神や王、将軍にかえて、ひとが《法》を玉座に据えたときに、近代がはじまった。たとえ王であろうと、またその源泉が古来の王統にあるのか、それとも人間本性にあるのかは別としても、とにかく《法》にしたがう。それが近代のひとつの意味だった。法が、すべてのひとを自由にしたのだった。
しかし、《法》の横暴がいたるところにみられる。といっても、法は意志をもたない。なのにどうやって暴力をふるうのだろうか。法は、その運用にどうしても解釈が必要になる。解釈なき適用はありえない。しかし解釈可能性が奪われるとき、ひとは、法の横暴や暴走を感じる。
かつての《法》は、王の《寛容》とセットだった。だが、この寛容の機会を、ひとはますます失っている。法の厳密な解釈が求められ、次第にひとは息をする場所を失っている。
いまやすべての法は、解釈によって実現する。したがって、法の暴走といっても、結局は、法を運用する人間のひとつの解釈にすぎない。だから、この暴走は人間の暴走なのだ。それに対して、ひとは寛容を取り戻そうとはしない。近代的人間は、むしろますます厳密な法の執行を期待する。かくして、次のことを夢想しはじめる。解釈者=人間なき法の運用、すなわち機械による審判。デウス・エクス・マーキナー。
あらゆる決断を神や王に委ねてきた人間が、それにかえて《法》をこしらえたとき、その背後にちらついている高貴にして傲岸な人間が卑しくみえる。運動競技で右往左往する黒尽くめの憎たらしい審判を、機械仕掛けのそれに変える、などということは、今日いたるところでみられるものだ。

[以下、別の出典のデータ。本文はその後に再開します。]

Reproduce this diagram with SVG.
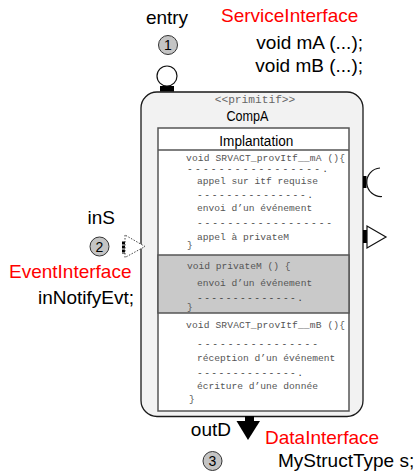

審判などという仰々しい名前を冠する人間は、すべて機械に変えてしまえばいい。そんな構想が、いたるところにあふれている。解釈改憲という奇妙奇天烈な言い方が横行しているが、そんなものは、あの愚かなイラク戦争よりもずっと以前からそうだったのであり、そうした常識を追認しているにすぎない。
結局、今日、法ではなく、人間存在自身が問われているのだ、という認識なしに、法の問題が真の理解にいたることはないだろう。すべての決断を天から降りてくる機械に委ねる傾向が強まるだけであり、したがってその顔が現総理の顔なのか、ロボットなのかは、この際民衆にはどちらでもよいのである。
いかに法に美文が連ねられていようと、人間が衰弱していくなら、自覚のあるなしにかかわらず、もとの文章とは似ても似つかぬ解釈がおこなわれ、それにみあった現実がもたらされる。法を守れと言うだけで、法を生み出した戦前の精神を反復することがないならば、法を真に守る人間が生まれるはずはない。